Oh ok, it just hit me it makes perfect sense. I wasn't thinking hard enough about the actual definition of order. Thank you both for your help.
 Recognitions: Homework Help Science Advisor let f:G-->G be an automorphism of G. if x has order n, prove f(x) also has order n.
 But in order to demonstrate that b . b^-1 is an automorphism, you would be basically doing the very proof shown above though?
 Recognitions: Homework Help Science Advisor doing, and understanding WHAT you are doing, are two different things.
 I can show $$(bab^{-1})^n = ba^nb^{-1}$$ But how does this show the orders are equal? Any help would be great please!
 Recognitions: Homework Help Science Advisor If n is the order of a, what is $ba^nb^{-1}$ ?

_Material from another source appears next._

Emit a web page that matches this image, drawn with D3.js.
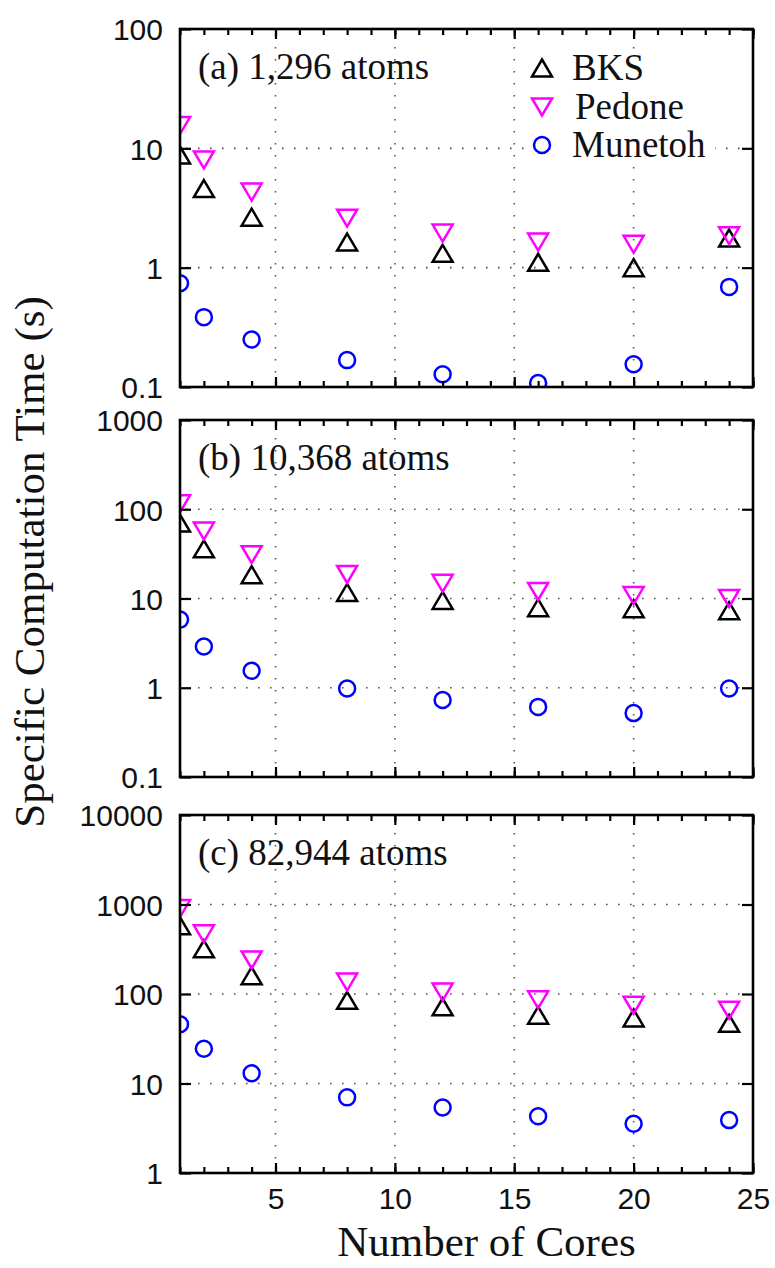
<!DOCTYPE html>
<html><head><meta charset="utf-8">
<script src="https://cdn.jsdelivr.net/npm/d3@7"></script>
<style>
html,body{margin:0;padding:0;background:#fff;}
svg{display:block;}
</style></head>
<body>
<svg id="chart" width="775" height="1268"></svg>
<script>
// ---------- data ----------
const cores = [1, 2, 4, 8, 12, 16, 20, 24];
const seriesNames = ["BKS", "Pedone", "Munetoh"];
const panelTitles = ["(a) 1,296 atoms", "(b) 10,368 atoms", "(c) 82,944 atoms"];

const bksA     = [8.8, 4.6, 2.65, 1.64, 1.32, 1.11, 1.0, 1.77];
const pedoneA  = [15.5, 8.0, 4.3, 2.6, 1.95, 1.64, 1.57, 1.85];
const munetohA = [0.74, 0.385, 0.25, 0.168, 0.128, 0.108, 0.155, 0.69];

const bksB     = [70, 36, 18.5, 11.7, 9.5, 7.9, 7.7, 7.3];
const pedoneB  = [115, 57, 31, 18.6, 14.8, 12, 10.8, 10];
const munetohB = [5.8, 2.9, 1.55, 0.98, 0.73, 0.61, 0.52, 0.98];

const bksC     = [580, 320, 160, 85, 72, 58, 54, 47];
const pedoneC  = [900, 470, 240, 136, 105, 86, 75, 66];
const munetohC = [46, 24.5, 13, 7.0, 5.4, 4.3, 3.55, 3.9];

const yTicksA = [0.1, 1, 10, 100];
const yTicksB = [0.1, 1, 10, 100, 1000];
const yTicksC = [1, 10, 100, 1000, 10000];
const xTicks = [5, 10, 15, 20, 25];
const xDomain = [1, 25];

const panels = [
  {title: panelTitles[0], series: [bksA, pedoneA, munetohA], yTicks: yTicksA, legend: true},
  {title: panelTitles[1], series: [bksB, pedoneB, munetohB], yTicks: yTicksB, legend: false},
  {title: panelTitles[2], series: [bksC, pedoneC, munetohC], yTicks: yTicksC, legend: false}
];

// ---------- layout ----------
const left = 180, right = 753;
const tops = [29, 420, 815], bottoms = [387, 777, 1173];
const colors = ["#000000", "#ff00ff", "#0000ff"];
const serif = "'Liberation Serif','Times New Roman',serif";
const sans = "'Liberation Sans',Arial,sans-serif";

const svg = d3.select("#chart");
const x = d3.scaleLinear().domain(xDomain).range([left, right]);

function markerPath(kind) {
  if (kind === 0) return "M0,-8.5L10,8.5L-10,8.5Z";
  if (kind === 1) return "M-10,-8.5L10,-8.5L0,8.5Z";
  return null;
}
function drawMarker(g, kind, cx, cy, color) {
  if (kind === 2) {
    g.append("circle").attr("cx", cx).attr("cy", cy).attr("r", 8)
      .attr("fill", "none").attr("stroke", color).attr("stroke-width", 2.5);
  } else {
    g.append("path").attr("d", markerPath(kind))
      .attr("transform", `translate(${cx},${cy})`)
      .attr("fill", "none").attr("stroke", color).attr("stroke-width", 2.5)
      .attr("stroke-linejoin", "miter");
  }
}

panels.forEach((p, i) => {
  const top = tops[i], bottom = bottoms[i];
  const yd = d3.extent(p.yTicks);
  const y = d3.scaleLog().domain(yd).range([bottom, top]);
  const g = svg.append("g");

  // clip
  const cid = "clip" + i;
  svg.append("clipPath").attr("id", cid).append("rect")
    .attr("x", left).attr("y", top).attr("width", right - left).attr("height", bottom - top);

  // grid
  const grid = g.append("g").attr("stroke", "#555").attr("stroke-width", 1.6)
    .attr("stroke-dasharray", "1.6,10.4").attr("fill", "none");
  p.yTicks.filter(v => v > yd[0] && v < yd[1]).forEach(v => {
    grid.append("line").attr("x1", left + 6).attr("x2", right - 6)
      .attr("y1", y(v)).attr("y2", y(v));
  });
  xTicks.filter(v => v < xDomain[1]).forEach(v => {
    grid.append("line").attr("x1", x(v)).attr("x2", x(v))
      .attr("y1", top + 6).attr("y2", bottom - 6);
  });

  // data markers
  const mg = g.append("g").attr("clip-path", `url(#${cid})`);
  p.series.forEach((vals, s) => {
    vals.forEach((v, k) => drawMarker(mg, s, x(cores[k]), y(v), colors[s]));
  });

  // axes via d3
  const minor = d3.range(xDomain[0], xDomain[1] + 1);
  const axB = d3.axisBottom(x).tickValues(minor).tickSizeInner(-6).tickSizeOuter(0).tickFormat("");
  const axT = d3.axisTop(x).tickValues(minor).tickSizeInner(-6).tickSizeOuter(0).tickFormat("");
  const axBMaj = d3.axisBottom(x).tickValues(xTicks).tickSizeInner(-10).tickSizeOuter(0)
    .tickFormat(i === 2 ? d3.format("d") : "");
  const axTMaj = d3.axisTop(x).tickValues(xTicks).tickSizeInner(-10).tickSizeOuter(0).tickFormat("");
  const axL = d3.axisLeft(y).tickValues(p.yTicks).tickSizeInner(-11).tickSizeOuter(0)
    .tickFormat(d => d3.format("~g")(d)).tickPadding(17);
  const axR = d3.axisRight(y).tickValues(p.yTicks).tickSizeInner(-11).tickSizeOuter(0).tickFormat("");

  const styleAxis = (sel) => {
    sel.select(".domain").remove();
    sel.selectAll(".tick line").attr("stroke", "#000").attr("stroke-width", 2.2);
    sel.selectAll(".tick text").attr("fill", "#111").style("font-family", sans).style("font-size", "30px");
  };
  g.append("g").attr("transform", `translate(0,${bottom})`).call(axB).call(styleAxis);
  g.append("g").attr("transform", `translate(0,${top})`).call(axT).call(styleAxis);
  g.append("g").attr("transform", `translate(0,${bottom})`).call(axBMaj.tickPadding(15)).call(styleAxis);
  g.append("g").attr("transform", `translate(0,${top})`).call(axTMaj).call(styleAxis);
  g.append("g").attr("transform", `translate(${left},0)`).call(axL).call(styleAxis)
    .selectAll(".tick text").attr("dy", "0.36em");
  g.append("g").attr("transform", `translate(${right},0)`).call(axR).call(styleAxis);

  // frame
  g.append("rect").attr("x", left).attr("y", top).attr("width", right - left).attr("height", bottom - top)
    .attr("fill", "none").attr("stroke", "#000").attr("stroke-width", 2.6);

  // title
  g.append("text").attr("x", left + 18).attr("y", top + 50)
    .style("font-family", serif).style("font-size", "37px").attr("fill", "#111").text(p.title);

  // legend
  if (p.legend) {
    const lg = g.append("g");
    const rowY = [top + 39, top + 78, top + 116];
    seriesNames.forEach((nm, s) => {
      lg.append("rect").attr("x", 525).attr("y", rowY[s] - 18).attr("width", 190).attr("height", 36).attr("fill", "#fff");
    });
    seriesNames.forEach((nm, s) => {
      drawMarker(lg, s, 542, rowY[s], colors[s]);
      lg.append("text").attr("x", s === 1 ? 575 : 572).attr("y", rowY[s] + 12)
        .style("font-family", serif).style("font-size", "37px").attr("fill", "#111").text(nm);
    });
  }
});

// axis titles
svg.append("text").attr("x", (left + right) / 2 + 20).attr("y", 1256).attr("text-anchor", "middle")
  .style("font-family", serif).style("font-size", "43px").attr("fill", "#111").text("Number of Cores");
svg.append("text").attr("transform", "translate(44,562) rotate(-90)").attr("text-anchor", "middle")
  .style("font-family", serif).style("font-size", "43px").attr("fill", "#111").text("Specific Computation Time (s)");
</script>
</body></html>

 Quote by matt grime If n is the order of a, what is $ba^nb^{-1}$ ?
are you asking what the order of $ba^nb^{-1}$ is?

Woudl I be right in saying that it's n, because no matter what n is the b and b^-1 stay the same?
 Is there some sort of theorem for the order of a composition of more than one element?

Recognitions:
Homework Help
 Quote by Firepanda are you asking what the order of $ba^nb^{-1}$ is?

No, I'm asking you what it is. Let me try to make it even more clear: if n is the order of a, what is a^n? Now, what is ba^nb^-1?

 Quote by matt grime No, I'm asking you what it is. Let me try to make it even more clear: if n is the order of a, what is a^n? Now, what is ba^nb^-1?
Ah i gotcha! Kk it all made sense now.

Would you be able to help me here also? :

is saying $$(ab)^{x} = 1.$$ the same as saying $$(ab)^{x} = e$$?